Water projects like this are part of MCC’s commitment to respond to basic human needs and working for peace and justice globally in the name of Christ. 

“I told the children that when some people have clean water and other people don’t, it causes conflicts between people.  When everyone has clean water, they don’t need to fight to get what everyone needs.” said Klaassen.

It was enough to motivate the class to pursue their plan.

The kindergartners wrote a paragraph and created a flier to invite others to unite with them to spread peace by collecting their plastic bottles and aluminum cans to recycle. A short video of the class was created and shown to the entire school to invite students to join in spreading peace.

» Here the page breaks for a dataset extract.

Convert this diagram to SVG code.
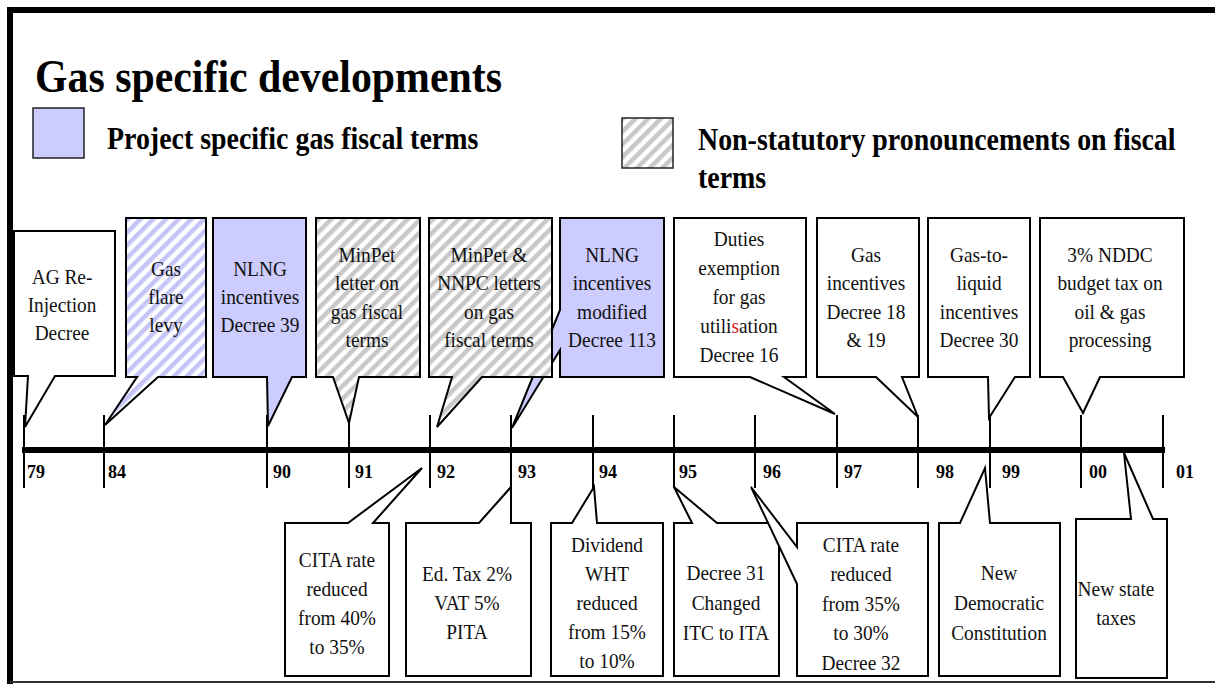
<svg xmlns="http://www.w3.org/2000/svg" width="1215" height="684" viewBox="0 0 1215 684">
<style>
.c{font-family:"Liberation Serif","Times New Roman",serif;font-size:21.5px;text-anchor:middle;fill:#111}
.b{font-family:"Liberation Serif","Times New Roman",serif;font-weight:bold;fill:#000}
.y{font-family:"Liberation Serif","Times New Roman",serif;font-weight:bold;font-size:18px;fill:#000}
.box{stroke:#000;stroke-width:2;stroke-linejoin:miter}
.w{fill:#fff}
.bl{fill:#ccf}
.pb{fill:url(#pb)}
.pg{fill:url(#pg)}
.tk{stroke:#000;stroke-width:2}
</style>
<defs>
<pattern id="pb" width="9" height="9" patternUnits="userSpaceOnUse" patternTransform="rotate(45)">
<rect width="9" height="9" fill="#fff"/><rect width="4.5" height="9" fill="#c4c4f6"/>
</pattern>
<pattern id="pg" width="9" height="9" patternUnits="userSpaceOnUse" patternTransform="rotate(45)">
<rect width="9" height="9" fill="#fff"/><rect width="4.5" height="9" fill="#c8c8c8"/>
</pattern>
</defs>
<rect width="1215" height="684" fill="#fff"/>
<g id="frame">
<path d="M10,684 V10 H1215" fill="none" stroke="#000" stroke-width="6"/>
<line x1="10" y1="682" x2="1215" y2="682" stroke="#333" stroke-width="2"/>
</g>
<g id="title">
<text class="b" font-size="47" transform="translate(35,92) scale(.89,1)">Gas specific developments</text>
</g>
<g id="legend">
<rect x="33" y="108" width="51" height="50" fill="#ccf" stroke="#222" stroke-width="1.5"/>
<text class="b" font-size="31" transform="translate(107,149) scale(.9,1)">Project specific gas fiscal terms</text>
<rect x="622" y="118" width="51" height="50" fill="url(#pg)" stroke="#222" stroke-width="1.5"/>
<text class="b" font-size="31" transform="translate(698,150) scale(.9,1)"><tspan x="0">Non-statutory pronouncements on fiscal</tspan><tspan x="0" dy="38">terms</tspan></text>
</g>
<g id="connectors">
<line x1="22" y1="450" x2="1165" y2="450" stroke="#000" stroke-width="6"/>
<g class="tk">
<line x1="24" y1="415" x2="24" y2="488"/>
<line x1="104" y1="415" x2="104" y2="488"/>
<line x1="267" y1="415" x2="267" y2="488"/>
<line x1="349" y1="415" x2="349" y2="488"/>
<line x1="430" y1="415" x2="430" y2="488"/>
<line x1="511" y1="415" x2="511" y2="488"/>
<line x1="593" y1="415" x2="593" y2="488"/>
<line x1="674" y1="415" x2="674" y2="488"/>
<line x1="755" y1="415" x2="755" y2="488"/>
<line x1="837" y1="415" x2="837" y2="488"/>
<line x1="918" y1="415" x2="918" y2="488"/>
<line x1="990" y1="415" x2="990" y2="488"/>
<line x1="1081" y1="415" x2="1081" y2="488"/>
<line x1="1163" y1="415" x2="1163" y2="488"/>
</g>
</g>
<g id="years">
<text class="y" x="27" y="478">79</text>
<text class="y" x="108" y="478">84</text>
<text class="y" x="273" y="478">90</text>
<text class="y" x="355" y="478">91</text>
<text class="y" x="437" y="478">92</text>
<text class="y" x="518" y="478">93</text>
<text class="y" x="599" y="478">94</text>
<text class="y" x="679" y="478">95</text>
<text class="y" x="763" y="478">96</text>
<text class="y" x="844" y="478">97</text>
<text class="y" x="936" y="478">98</text>
<text class="y" x="1002" y="478">99</text>
<text class="y" x="1089" y="478">00</text>
<text class="y" x="1176" y="478">01</text>
</g>
<g id="n-ag">
<path class="box w" d="M14,231 H115 V376 H55 L25,427 L28,376 H14 Z"/>
<text class="c" transform="translate(62,284) scale(.9,1)"><tspan x="0">AG Re-</tspan><tspan x="0" dy="28">Injection</tspan><tspan x="0" dy="28">Decree</tspan></text>
</g>
<g id="n-flare">
<path class="box pb" d="M126,218 H206 V377 H158 L105,425 L137,377 H126 Z"/>
<text class="c" transform="translate(166,276) scale(.9,1)"><tspan x="0">Gas</tspan><tspan x="0" dy="28">flare</tspan><tspan x="0" dy="28">levy</tspan></text>
</g>
<g id="n-nlng39">
<path class="box bl" d="M213,218 H306 V377 H292 L268,426 L267,377 H213 Z"/>
<text class="c" transform="translate(260,276) scale(.9,1)"><tspan x="0">NLNG</tspan><tspan x="0" dy="28">incentives</tspan><tspan x="0" dy="28">Decree 39</tspan></text>
</g>
<g id="n-minpet">
<path class="box pg" d="M316,218 H420 V377 H359 L349,423 L333,377 H316 Z"/>
<text class="c" transform="translate(367,262) scale(.9,1)"><tspan x="0">MinPet</tspan><tspan x="0" dy="28.5">letter on</tspan><tspan x="0" dy="28.5">gas fiscal</tspan><tspan x="0" dy="28.5">terms</tspan></text>
</g>
<g id="n-nlng113">
<path class="box bl" d="M560,218 H664 V377 H560 V350 L512,428 L560,310 Z"/>
<text class="c" transform="translate(612,262) scale(.9,1)"><tspan x="0">NLNG</tspan><tspan x="0" dy="28.5">incentives</tspan><tspan x="0" dy="28.5">modified</tspan><tspan x="0" dy="28.5">Decree 113</tspan></text>
</g>
<g id="n-minpet-nnpc">
<path class="box pg" d="M429,218 H552 V377 H482 L437,427 L452,377 H429 Z"/>
<text class="c" transform="translate(489,262) scale(.9,1)"><tspan x="0">MinPet &amp;</tspan><tspan x="0" dy="28.5">NNPC letters</tspan><tspan x="0" dy="28.5">on gas</tspan><tspan x="0" dy="28.5">fiscal terms</tspan></text>
</g>
<g id="n-duties">
<path class="box w" d="M674,218 H806 V377 H784 L835,414 L750,377 H674 Z"/>
<text class="c" transform="translate(739,246) scale(.9,1)"><tspan x="0">Duties</tspan><tspan x="0" dy="29">exemption</tspan><tspan x="0" dy="29">for gas</tspan><tspan x="0" dy="29">utili<tspan fill="#e02020">s</tspan>ation</tspan><tspan x="0" dy="29">Decree 16</tspan></text>
</g>
<g id="n-gasinc">
<path class="box w" d="M817,218 H919 V377 H902 L918,417 L876,377 H817 Z"/>
<text class="c" transform="translate(866,262) scale(.9,1)"><tspan x="0">Gas</tspan><tspan x="0" dy="28.5">incentives</tspan><tspan x="0" dy="28.5">Decree 18</tspan><tspan x="0" dy="28.5">&amp; 19</tspan></text>
</g>
<g id="n-gtl">
<path class="box w" d="M928,218 H1030 V377 H1015 L989,418 L988,377 H928 Z"/>
<text class="c" transform="translate(979,262) scale(.9,1)"><tspan x="0">Gas-to-</tspan><tspan x="0" dy="28.5">liquid</tspan><tspan x="0" dy="28.5">incentives</tspan><tspan x="0" dy="28.5">Decree 30</tspan></text>
</g>
<g id="n-nddc">
<path class="box w" d="M1040,218 H1184 V377 H1100 L1083,413 L1063,377 H1040 Z"/>
<text class="c" transform="translate(1110,262) scale(.9,1)"><tspan x="0">3% NDDC</tspan><tspan x="0" dy="28.5">budget tax on</tspan><tspan x="0" dy="28.5">oil &amp; gas</tspan><tspan x="0" dy="28.5">processing</tspan></text>
</g>
<g id="n-cita40">
<path class="box w" d="M285,676 V523 H348 L422,468 L373,523 H389 V676 Z"/>
<text class="c" transform="translate(337,567) scale(.9,1)"><tspan x="0">CITA rate</tspan><tspan x="0" dy="29">reduced</tspan><tspan x="0" dy="29">from 40%</tspan><tspan x="0" dy="29">to 35%</tspan></text>
</g>
<g id="n-edtax">
<path class="box w" d="M406,676 V523 H479 L511,487 L511,523 H531 V676 Z"/>
<text class="c" transform="translate(467,581) scale(.9,1)"><tspan x="0">Ed. Tax 2%</tspan><tspan x="0" dy="29">VAT 5%</tspan><tspan x="0" dy="29">PITA</tspan></text>
</g>
<g id="n-dividend">
<path class="box w" d="M551,676 V523 H572 L594,487 L597,523 H663 V676 Z"/>
<text class="c" transform="translate(607,552) scale(.9,1)"><tspan x="0">Dividend</tspan><tspan x="0" dy="29">WHT</tspan><tspan x="0" dy="29">reduced</tspan><tspan x="0" dy="29">from 15%</tspan><tspan x="0" dy="29">to 10%</tspan></text>
</g>
<g id="n-decree31">
<path class="box w" d="M674,676 V523 H692 L674,487 L717,523 H779 V676 Z"/>
<text class="c" transform="translate(726,580) scale(.9,1)"><tspan x="0">Decree 31</tspan><tspan x="0" dy="30">Changed</tspan><tspan x="0" dy="30">ITC to ITA</tspan></text>
</g>
<g id="n-cita35">
<path class="box w" d="M797,523 H928 V676 H797 V584 L751,487 L797,547 Z"/>
<text class="c" transform="translate(861,552) scale(.9,1)"><tspan x="0">CITA rate</tspan><tspan x="0" dy="29.5">reduced</tspan><tspan x="0" dy="29.5">from 35%</tspan><tspan x="0" dy="29.5">to 30%</tspan><tspan x="0" dy="29.5">Decree 32</tspan></text>
</g>
<g id="n-constitution">
<path class="box w" d="M939,676 V523 H960 L985,468 L990,523 H1060 V676 Z"/>
<text class="c" transform="translate(999,580) scale(.9,1)"><tspan x="0">New</tspan><tspan x="0" dy="30">Democratic</tspan><tspan x="0" dy="30">Constitution</tspan></text>
</g>
<g id="n-statetaxes">
<path class="box w" d="M1076,678 V519 H1131 L1124,453 L1153,519 H1167 V678 Z"/>
<text class="c" transform="translate(1116,596) scale(.9,1)"><tspan x="0">New state</tspan><tspan x="0" dy="29">taxes</tspan></text>
</g>
</svg>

Kindergartner Catherine Stockdale, age 6, dreams big, “If we continue to spread peace,” Stockdale says “then the whole world will also spread peace. Then there will be no more conlict.”

Soon a local TV station got wind and aired a segment on the evening news inviting the community to participate.

The entire school, parents, neighbors within the school community, and local businesses all joined in bringing their recyclables to the school on Wednesdays from January to March 2015. 

Parent Caty Perez believes that this experience will influence what her son Jack, age 6, will do in the future.  "Being able to think about their intentions is so important," Perez says.

“Spreading peace makes people feel good,” said Jack.

She took the opportunity to help her son connect the idea of the school project of spreading peace as understanding Christ’s call for us to love others.  “It’s the same thing,” Perez says “Showing care for others and helping them receive clean water is also showing God’s love to them.”

Three kindergartner girls are holding recycle bottles collected to raise funds to help build a well in Mozambique, Africa. Pictured: Karrie Rutowicz (left), Piper Allen (middle), and Emilia Calzada (right). Photo courtesy of Melanie Smith

“I am so proud,” Smith says. “I absolutely believe that kindergarteners can change the world right now.  They don’t have to wait until they grow up.” She believes that if we give children an opportunity to dream they will come up with way better things than adults can dream of.